Data extracted from a collection

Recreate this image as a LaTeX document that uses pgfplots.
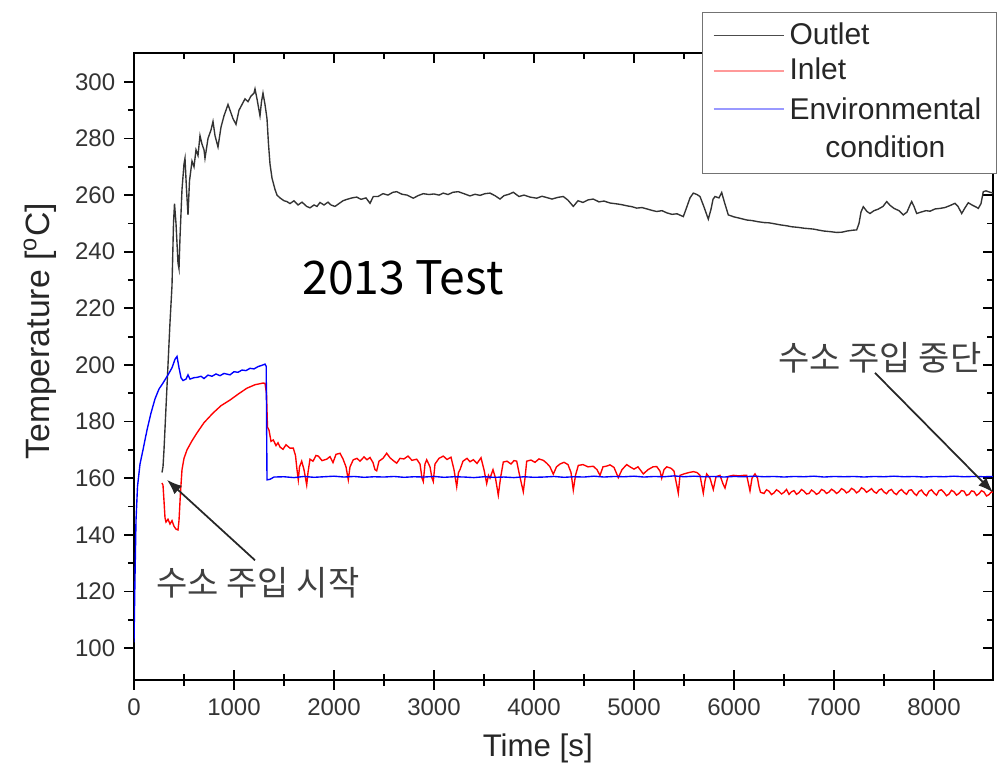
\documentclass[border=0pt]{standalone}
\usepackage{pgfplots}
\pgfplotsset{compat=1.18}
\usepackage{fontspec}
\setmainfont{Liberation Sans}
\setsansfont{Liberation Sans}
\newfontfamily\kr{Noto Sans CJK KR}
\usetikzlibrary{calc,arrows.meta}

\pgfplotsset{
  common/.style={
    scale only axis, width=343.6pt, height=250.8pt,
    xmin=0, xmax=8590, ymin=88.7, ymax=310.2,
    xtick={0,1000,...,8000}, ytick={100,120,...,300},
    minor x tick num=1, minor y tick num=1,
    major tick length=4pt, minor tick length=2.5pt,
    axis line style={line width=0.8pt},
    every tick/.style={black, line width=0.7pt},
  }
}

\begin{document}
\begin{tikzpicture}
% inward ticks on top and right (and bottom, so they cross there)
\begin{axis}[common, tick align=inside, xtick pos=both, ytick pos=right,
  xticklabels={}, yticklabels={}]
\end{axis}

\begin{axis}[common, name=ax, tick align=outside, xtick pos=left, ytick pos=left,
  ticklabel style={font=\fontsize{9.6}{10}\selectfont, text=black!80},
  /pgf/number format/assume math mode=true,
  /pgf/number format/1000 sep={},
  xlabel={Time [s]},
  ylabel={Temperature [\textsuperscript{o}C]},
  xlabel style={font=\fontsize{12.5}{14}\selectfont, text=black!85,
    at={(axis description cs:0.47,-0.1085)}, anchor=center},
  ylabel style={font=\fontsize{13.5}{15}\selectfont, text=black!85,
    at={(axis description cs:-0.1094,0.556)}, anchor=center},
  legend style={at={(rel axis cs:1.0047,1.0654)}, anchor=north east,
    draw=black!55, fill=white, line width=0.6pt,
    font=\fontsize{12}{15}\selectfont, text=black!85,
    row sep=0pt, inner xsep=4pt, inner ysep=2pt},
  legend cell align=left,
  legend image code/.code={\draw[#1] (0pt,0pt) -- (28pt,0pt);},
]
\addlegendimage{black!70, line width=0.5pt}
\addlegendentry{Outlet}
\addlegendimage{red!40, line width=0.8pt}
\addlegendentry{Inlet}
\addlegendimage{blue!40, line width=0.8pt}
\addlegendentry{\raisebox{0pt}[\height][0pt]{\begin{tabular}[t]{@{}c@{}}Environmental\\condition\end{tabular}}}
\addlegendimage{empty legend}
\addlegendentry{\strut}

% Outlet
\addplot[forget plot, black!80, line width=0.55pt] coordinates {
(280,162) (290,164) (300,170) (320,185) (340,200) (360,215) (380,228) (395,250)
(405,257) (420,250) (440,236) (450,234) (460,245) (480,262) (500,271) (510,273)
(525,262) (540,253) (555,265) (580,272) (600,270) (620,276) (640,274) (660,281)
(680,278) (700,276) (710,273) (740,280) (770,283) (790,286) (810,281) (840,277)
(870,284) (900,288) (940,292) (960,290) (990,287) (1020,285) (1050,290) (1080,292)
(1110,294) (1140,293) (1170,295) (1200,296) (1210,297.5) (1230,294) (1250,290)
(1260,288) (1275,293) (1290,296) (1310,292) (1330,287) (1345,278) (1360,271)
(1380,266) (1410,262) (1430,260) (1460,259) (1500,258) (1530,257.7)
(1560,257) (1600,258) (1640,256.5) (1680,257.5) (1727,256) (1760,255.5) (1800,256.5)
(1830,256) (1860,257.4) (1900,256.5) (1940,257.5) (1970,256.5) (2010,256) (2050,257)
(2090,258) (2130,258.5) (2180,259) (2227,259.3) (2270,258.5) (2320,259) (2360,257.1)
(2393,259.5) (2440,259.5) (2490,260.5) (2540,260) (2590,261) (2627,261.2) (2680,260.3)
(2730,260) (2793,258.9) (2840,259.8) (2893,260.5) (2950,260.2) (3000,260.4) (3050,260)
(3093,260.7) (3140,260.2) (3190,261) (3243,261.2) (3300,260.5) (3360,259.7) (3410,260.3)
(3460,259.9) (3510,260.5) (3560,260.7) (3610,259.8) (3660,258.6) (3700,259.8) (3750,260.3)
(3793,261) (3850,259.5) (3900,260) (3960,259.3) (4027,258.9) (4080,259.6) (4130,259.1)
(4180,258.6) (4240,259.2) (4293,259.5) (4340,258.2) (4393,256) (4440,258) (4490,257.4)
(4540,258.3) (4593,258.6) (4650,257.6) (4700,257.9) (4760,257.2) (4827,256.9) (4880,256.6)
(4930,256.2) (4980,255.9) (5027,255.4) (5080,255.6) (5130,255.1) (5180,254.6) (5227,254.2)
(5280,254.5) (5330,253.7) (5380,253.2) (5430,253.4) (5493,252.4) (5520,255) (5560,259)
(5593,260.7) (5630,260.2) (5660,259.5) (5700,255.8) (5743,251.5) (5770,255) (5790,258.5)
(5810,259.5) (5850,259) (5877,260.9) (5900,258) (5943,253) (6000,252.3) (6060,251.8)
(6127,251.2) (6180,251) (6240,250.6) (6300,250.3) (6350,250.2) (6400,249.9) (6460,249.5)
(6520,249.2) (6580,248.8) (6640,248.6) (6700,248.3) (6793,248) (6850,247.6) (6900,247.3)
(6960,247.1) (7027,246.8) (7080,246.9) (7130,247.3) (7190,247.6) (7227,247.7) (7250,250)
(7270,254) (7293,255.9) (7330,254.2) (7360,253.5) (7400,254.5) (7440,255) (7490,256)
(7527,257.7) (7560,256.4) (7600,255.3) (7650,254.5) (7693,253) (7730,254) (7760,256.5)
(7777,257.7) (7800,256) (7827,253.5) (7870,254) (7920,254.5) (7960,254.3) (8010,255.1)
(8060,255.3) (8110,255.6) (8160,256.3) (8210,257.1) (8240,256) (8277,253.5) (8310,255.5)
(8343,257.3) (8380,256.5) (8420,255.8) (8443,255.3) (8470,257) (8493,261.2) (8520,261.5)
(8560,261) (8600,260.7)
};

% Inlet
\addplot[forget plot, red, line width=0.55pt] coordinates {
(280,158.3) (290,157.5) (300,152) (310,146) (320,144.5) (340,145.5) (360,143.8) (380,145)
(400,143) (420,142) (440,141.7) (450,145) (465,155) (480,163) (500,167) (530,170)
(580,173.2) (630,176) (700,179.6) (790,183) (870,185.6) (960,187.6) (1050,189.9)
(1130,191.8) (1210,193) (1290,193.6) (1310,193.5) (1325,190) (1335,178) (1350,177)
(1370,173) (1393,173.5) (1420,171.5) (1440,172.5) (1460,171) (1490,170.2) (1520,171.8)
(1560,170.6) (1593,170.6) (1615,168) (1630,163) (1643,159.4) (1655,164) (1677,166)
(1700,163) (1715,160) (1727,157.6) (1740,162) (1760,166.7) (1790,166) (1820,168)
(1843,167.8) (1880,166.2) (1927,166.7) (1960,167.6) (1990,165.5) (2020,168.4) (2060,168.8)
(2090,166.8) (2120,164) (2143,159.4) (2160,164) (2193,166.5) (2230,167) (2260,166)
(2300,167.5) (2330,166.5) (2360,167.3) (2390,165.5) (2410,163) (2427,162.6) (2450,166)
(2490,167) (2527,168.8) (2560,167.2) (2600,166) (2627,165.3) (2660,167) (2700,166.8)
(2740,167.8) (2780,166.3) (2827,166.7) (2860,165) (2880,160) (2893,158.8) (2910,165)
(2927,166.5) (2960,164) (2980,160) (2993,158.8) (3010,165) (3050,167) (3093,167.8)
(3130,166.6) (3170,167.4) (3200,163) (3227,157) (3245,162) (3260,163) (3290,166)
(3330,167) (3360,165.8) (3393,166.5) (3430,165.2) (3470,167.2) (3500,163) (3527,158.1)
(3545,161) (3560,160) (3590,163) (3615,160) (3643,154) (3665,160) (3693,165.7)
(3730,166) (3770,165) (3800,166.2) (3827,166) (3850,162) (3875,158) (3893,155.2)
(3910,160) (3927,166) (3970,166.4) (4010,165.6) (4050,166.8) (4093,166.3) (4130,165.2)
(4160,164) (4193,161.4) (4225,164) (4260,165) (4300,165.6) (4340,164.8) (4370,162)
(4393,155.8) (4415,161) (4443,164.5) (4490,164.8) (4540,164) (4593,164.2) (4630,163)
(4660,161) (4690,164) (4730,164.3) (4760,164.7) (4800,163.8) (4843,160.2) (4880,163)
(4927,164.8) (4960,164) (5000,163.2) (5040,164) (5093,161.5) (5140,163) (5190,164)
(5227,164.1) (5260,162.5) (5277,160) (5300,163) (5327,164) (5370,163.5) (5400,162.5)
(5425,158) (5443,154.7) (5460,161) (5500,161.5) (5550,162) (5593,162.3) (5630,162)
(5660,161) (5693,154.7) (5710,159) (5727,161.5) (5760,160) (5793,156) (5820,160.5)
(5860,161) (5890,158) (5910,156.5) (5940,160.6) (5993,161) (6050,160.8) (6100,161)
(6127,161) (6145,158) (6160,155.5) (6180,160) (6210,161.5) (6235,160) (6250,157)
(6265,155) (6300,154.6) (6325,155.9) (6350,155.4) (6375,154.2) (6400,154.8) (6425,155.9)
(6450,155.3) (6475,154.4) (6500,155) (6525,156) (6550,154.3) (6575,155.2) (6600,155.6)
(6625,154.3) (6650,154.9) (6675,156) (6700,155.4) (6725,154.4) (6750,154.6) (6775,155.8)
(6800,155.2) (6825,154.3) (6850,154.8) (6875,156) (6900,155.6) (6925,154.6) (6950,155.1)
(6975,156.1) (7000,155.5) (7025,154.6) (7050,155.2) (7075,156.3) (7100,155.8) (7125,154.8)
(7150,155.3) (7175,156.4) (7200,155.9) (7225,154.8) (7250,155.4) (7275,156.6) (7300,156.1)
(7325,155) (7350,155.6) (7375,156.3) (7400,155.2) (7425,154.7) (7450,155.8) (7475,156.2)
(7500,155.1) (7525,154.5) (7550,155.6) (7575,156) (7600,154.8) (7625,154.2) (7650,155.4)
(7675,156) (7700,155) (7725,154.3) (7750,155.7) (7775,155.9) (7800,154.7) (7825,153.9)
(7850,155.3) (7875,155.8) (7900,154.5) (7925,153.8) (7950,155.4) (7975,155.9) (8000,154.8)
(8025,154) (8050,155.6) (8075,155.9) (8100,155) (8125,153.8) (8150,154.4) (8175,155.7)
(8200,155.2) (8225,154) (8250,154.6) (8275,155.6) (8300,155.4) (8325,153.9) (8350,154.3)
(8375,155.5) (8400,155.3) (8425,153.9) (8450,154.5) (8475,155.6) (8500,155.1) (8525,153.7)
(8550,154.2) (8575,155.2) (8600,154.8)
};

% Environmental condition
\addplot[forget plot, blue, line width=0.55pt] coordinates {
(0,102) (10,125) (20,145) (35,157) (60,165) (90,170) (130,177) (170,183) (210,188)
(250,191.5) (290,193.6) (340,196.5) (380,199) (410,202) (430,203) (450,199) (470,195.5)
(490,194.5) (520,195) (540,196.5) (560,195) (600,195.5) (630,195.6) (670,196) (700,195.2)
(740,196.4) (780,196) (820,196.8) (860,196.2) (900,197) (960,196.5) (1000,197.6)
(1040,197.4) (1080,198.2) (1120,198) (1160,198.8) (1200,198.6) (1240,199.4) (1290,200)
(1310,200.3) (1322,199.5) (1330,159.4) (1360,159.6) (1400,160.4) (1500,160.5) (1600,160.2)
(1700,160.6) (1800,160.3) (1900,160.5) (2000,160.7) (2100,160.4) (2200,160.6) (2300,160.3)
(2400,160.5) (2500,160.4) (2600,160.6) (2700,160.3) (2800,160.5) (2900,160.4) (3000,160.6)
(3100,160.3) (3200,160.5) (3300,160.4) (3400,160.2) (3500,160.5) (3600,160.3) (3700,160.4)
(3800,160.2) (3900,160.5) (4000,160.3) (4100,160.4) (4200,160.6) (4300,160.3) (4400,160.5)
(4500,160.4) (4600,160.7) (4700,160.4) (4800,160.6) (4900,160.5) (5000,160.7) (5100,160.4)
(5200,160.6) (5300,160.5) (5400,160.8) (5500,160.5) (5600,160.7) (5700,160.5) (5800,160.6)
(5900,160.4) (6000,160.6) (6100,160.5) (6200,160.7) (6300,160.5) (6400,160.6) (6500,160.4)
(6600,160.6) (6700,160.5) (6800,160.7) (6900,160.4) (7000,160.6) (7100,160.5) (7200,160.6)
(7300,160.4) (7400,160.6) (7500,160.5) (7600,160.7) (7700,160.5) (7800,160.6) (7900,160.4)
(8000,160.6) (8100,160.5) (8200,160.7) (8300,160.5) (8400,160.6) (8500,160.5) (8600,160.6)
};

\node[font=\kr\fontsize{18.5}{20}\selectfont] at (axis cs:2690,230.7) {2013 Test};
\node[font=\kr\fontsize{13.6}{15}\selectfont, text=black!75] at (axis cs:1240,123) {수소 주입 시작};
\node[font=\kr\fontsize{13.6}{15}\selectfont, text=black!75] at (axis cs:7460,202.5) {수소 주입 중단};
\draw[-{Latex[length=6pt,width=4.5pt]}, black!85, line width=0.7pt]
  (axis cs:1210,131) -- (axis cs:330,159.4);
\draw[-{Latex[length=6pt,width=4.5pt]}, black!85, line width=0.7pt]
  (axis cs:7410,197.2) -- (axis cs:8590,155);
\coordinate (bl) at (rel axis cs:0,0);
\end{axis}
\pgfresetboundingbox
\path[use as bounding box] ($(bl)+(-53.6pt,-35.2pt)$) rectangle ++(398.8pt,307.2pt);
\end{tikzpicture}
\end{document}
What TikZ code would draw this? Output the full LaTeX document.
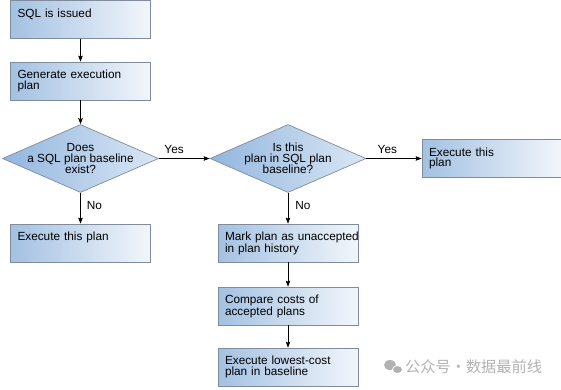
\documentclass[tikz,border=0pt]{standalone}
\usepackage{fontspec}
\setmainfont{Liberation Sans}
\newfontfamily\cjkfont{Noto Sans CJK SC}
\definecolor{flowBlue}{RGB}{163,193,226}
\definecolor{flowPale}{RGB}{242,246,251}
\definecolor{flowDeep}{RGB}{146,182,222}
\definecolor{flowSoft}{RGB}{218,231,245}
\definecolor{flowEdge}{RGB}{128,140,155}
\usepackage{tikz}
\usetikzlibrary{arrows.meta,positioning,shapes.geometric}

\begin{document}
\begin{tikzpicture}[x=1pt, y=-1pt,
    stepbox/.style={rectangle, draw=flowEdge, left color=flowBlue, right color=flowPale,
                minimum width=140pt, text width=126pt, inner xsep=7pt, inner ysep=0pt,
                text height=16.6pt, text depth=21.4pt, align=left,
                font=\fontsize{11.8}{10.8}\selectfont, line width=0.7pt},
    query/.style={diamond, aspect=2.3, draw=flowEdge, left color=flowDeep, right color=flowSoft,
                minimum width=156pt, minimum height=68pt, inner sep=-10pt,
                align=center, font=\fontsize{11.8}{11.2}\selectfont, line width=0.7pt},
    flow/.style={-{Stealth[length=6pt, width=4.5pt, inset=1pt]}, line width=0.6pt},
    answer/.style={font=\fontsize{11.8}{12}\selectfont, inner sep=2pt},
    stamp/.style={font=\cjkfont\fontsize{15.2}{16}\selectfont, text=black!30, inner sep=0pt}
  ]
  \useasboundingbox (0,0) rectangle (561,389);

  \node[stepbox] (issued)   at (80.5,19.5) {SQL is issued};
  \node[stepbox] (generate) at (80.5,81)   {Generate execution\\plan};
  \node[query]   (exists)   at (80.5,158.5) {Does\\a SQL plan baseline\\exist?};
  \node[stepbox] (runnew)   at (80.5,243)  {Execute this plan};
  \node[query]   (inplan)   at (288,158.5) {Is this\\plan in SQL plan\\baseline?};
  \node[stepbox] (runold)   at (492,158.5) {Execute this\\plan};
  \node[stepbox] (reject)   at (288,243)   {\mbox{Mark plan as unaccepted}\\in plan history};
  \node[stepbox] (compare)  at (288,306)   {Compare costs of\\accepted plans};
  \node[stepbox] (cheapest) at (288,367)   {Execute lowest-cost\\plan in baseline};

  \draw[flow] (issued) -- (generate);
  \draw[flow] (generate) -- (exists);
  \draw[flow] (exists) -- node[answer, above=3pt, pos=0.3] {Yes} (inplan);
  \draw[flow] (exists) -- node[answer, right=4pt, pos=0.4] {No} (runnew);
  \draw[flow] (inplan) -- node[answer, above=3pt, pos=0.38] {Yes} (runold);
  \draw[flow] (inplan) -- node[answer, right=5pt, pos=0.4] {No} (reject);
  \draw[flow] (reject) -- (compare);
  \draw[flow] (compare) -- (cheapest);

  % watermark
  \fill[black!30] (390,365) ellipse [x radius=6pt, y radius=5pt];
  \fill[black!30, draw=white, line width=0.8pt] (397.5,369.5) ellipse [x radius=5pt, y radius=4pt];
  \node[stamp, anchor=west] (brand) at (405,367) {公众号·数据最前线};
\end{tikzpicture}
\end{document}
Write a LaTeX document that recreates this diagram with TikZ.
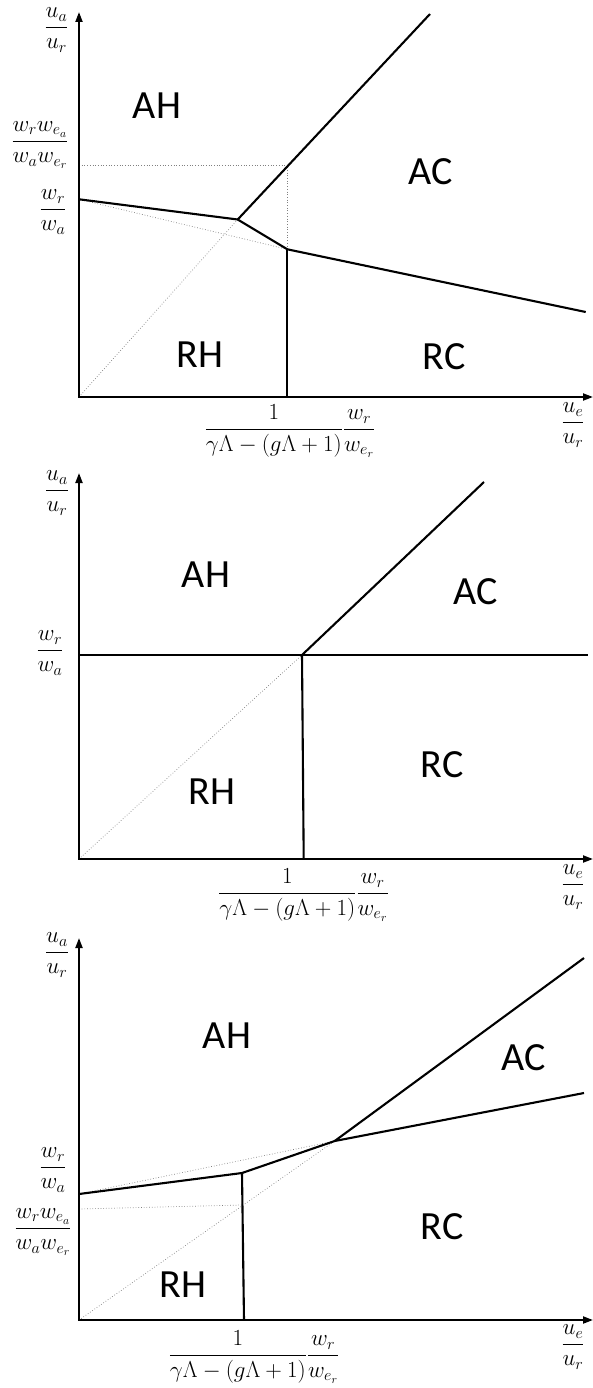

Problem requirements
Reproduce the data above exactly, but only the lines from the one showing "What TikZ code" through the one showing "(0,0) rectangle (561,389);", with both ends kept and the pictures left out.

Task result
What TikZ code would draw this? Output the full LaTeX document.
\documentclass[tikz,border=0pt]{standalone}
\usepackage{fontspec}
\setmainfont{Liberation Sans}
\newfontfamily\cjkfont{Noto Sans CJK SC}
\definecolor{flowBlue}{RGB}{163,193,226}
\definecolor{flowPale}{RGB}{242,246,251}
\definecolor{flowDeep}{RGB}{146,182,222}
\definecolor{flowSoft}{RGB}{218,231,245}
\definecolor{flowEdge}{RGB}{128,140,155}
\usepackage{tikz}
\usetikzlibrary{arrows.meta,positioning,shapes.geometric}

\begin{document}
\begin{tikzpicture}[x=1pt, y=-1pt,
    stepbox/.style={rectangle, draw=flowEdge, left color=flowBlue, right color=flowPale,
                minimum width=140pt, text width=126pt, inner xsep=7pt, inner ysep=0pt,
                text height=16.6pt, text depth=21.4pt, align=left,
                font=\fontsize{11.8}{10.8}\selectfont, line width=0.7pt},
    query/.style={diamond, aspect=2.3, draw=flowEdge, left color=flowDeep, right color=flowSoft,
                minimum width=156pt, minimum height=68pt, inner sep=-10pt,
                align=center, font=\fontsize{11.8}{11.2}\selectfont, line width=0.7pt},
    flow/.style={-{Stealth[length=6pt, width=4.5pt, inset=1pt]}, line width=0.6pt},
    answer/.style={font=\fontsize{11.8}{12}\selectfont, inner sep=2pt},
    stamp/.style={font=\cjkfont\fontsize{15.2}{16}\selectfont, text=black!30, inner sep=0pt}
  ]
  \useasboundingbox (0,0) rectangle (561,389);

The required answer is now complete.